Mandala no se describiría como una "red social" hasta casi una década más tarde del momento en que comienza la historia, pero Bix, el primer personaje en aparecer... "había visualizado el concepto mucho antes. Por entonces pareció una fantasía utópica, que en 2010 resultaba para cualquiera de una ingenuidad desarmante, pero en esencia la arquitectura de su visión —tanto global como personal— demostró ser acertada". Mandala le hizo el Bill Gates de su tiempo, tan popular como para que en el paseo nocturno por Manhattan en el que le acompañamos, tenga necesidad de camuflarse.

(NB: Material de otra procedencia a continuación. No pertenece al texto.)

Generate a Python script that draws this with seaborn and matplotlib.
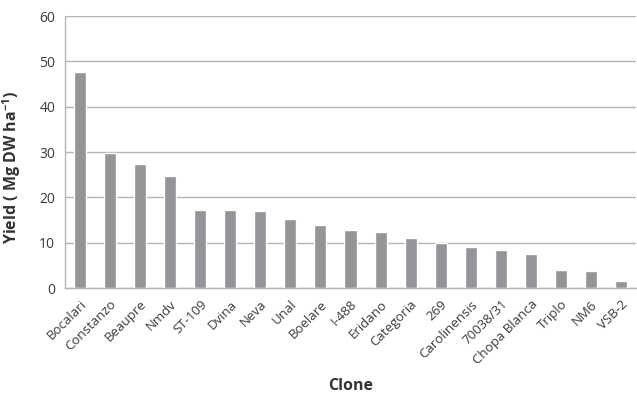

Los personajes que atraviesan la novela son muy variados por oficio, edad, intereses o trayectoria vital, pero coinciden en un mundo donde la palabra clave es una que se ha puesto de moda en los últimos años con un aspecto en apariencia siempre positivo: COMPARTIR.

"Sin preámbulos, nuestro padre sentenció:

- Dentro de cinco años, nadie va a pagar por la música. Oteaba hacia un horizonte imposible de discernir en la oscuridad brumosa. Veo venir una ola gigante, añadió. La aniquilación total de mi negocio.

- Exageras, papá.

- Si eso es lo que pensáis, habéis aprendido menos de lo que esperaba.

Escarmentadas, guardamos silencio. Aprendimos algo en ese instante: las personas proyectan su mundo interior en el paisaje. Nuestro padre tenía sesenta y cinco años. Había vivido momentos difíciles. Seguía teniendo mucha vitalidad, pero no la suficiente para reinventar su negocio. Lo único que podía ver era un final.

¿Y nosotras? Con veintitrés y veinticuatro años, recién salidas de la facultad, funcionar como adultas aún parecía un logro. Veíamos la misma realidad que nuestro padre, pero de otra manera, «a través del fondo de un vaso»: esa imagen nos venía a las dos, descubrimos más adelante. La gente dejaba que internet entrara en sus ordenadores y reprodujera su música, de modo que también podía escuchar canciones que no tenía sin la obligación de comprarlas. La idea nos daba escalofríos; era como permitir que un desconocido rebuscara en tu casa... ¡o en tu cabeza! Después de hurgar en tu música, ¿en qué más podría fisgar internet?

No, nuestro padre se equivocaba, pensamos. Una vez pasada la novedad, nadie sería tan estúpido como para querer algo así.

Poco después de que la industria musical entrara en caída libre, exactamente como él había predicho, a nuestro padre le dio un ataque que lo dejó cojeando de la pierna derecha. Nuestra madre estaba tan afligida como nosotras al verlo en aquel estado. Vuestro pobre padre, decía. ¿En qué puedo ayudar? Los fines de semana, Marco y ella nos traían a casa frutos secos y naranjas y cangrejo partido, regalos para nosotras tanto como para nuestro padre.

Vosotras, chicas, sois demasiado jóvenes para cargar con esto, nos repetía, pero ¿cómo no íbamos a intentarlo? A la par nos debatíamos desesperadamente por encontrar medios para poner fin al afán de «compartir» que estaba hundiendo la empresa de nuestro padre, y a él. Llegamos a pensar en una campaña publicitaria a escala nacional para recordar a la gente la ley eterna, ¡NADIE REGALA NADA! Los niños son los únicos que creen que sí, a pesar de que los mitos y los cuentos de hadas nos advierten: Rumpelstiltskin, el rey Midas, Hansel y Gretel. ¡HUID DE LA CASA DE CARAMELO! Sería sólo cuestión de tiempo que alguien les hiciera pagar lo que creían que les regalaban".

Jennifer Egan ha subido un nuevo peldaño tan inesperado y rompedor como lo fue la globalización de Internet. No es un peldaño que no haya sido imaginado por otros, pero ella consigue ofrecer un mundo afectado por el nuevo cambio de una coherencia sospechosamente probable.

No descubro nada que rompa alguna intriga porque tal cosa no existe, ya que desde los primeros momentos se atisba que Mandala ofrece algo de lo que se lleva hablando mucho tiempo: la posibilidad de transferir todo lo que contiene muestro cerebro, incluso la memoria conservada pero olvidada, a un espacio donde sobrevivir y, lo que es más, poder ser compartido.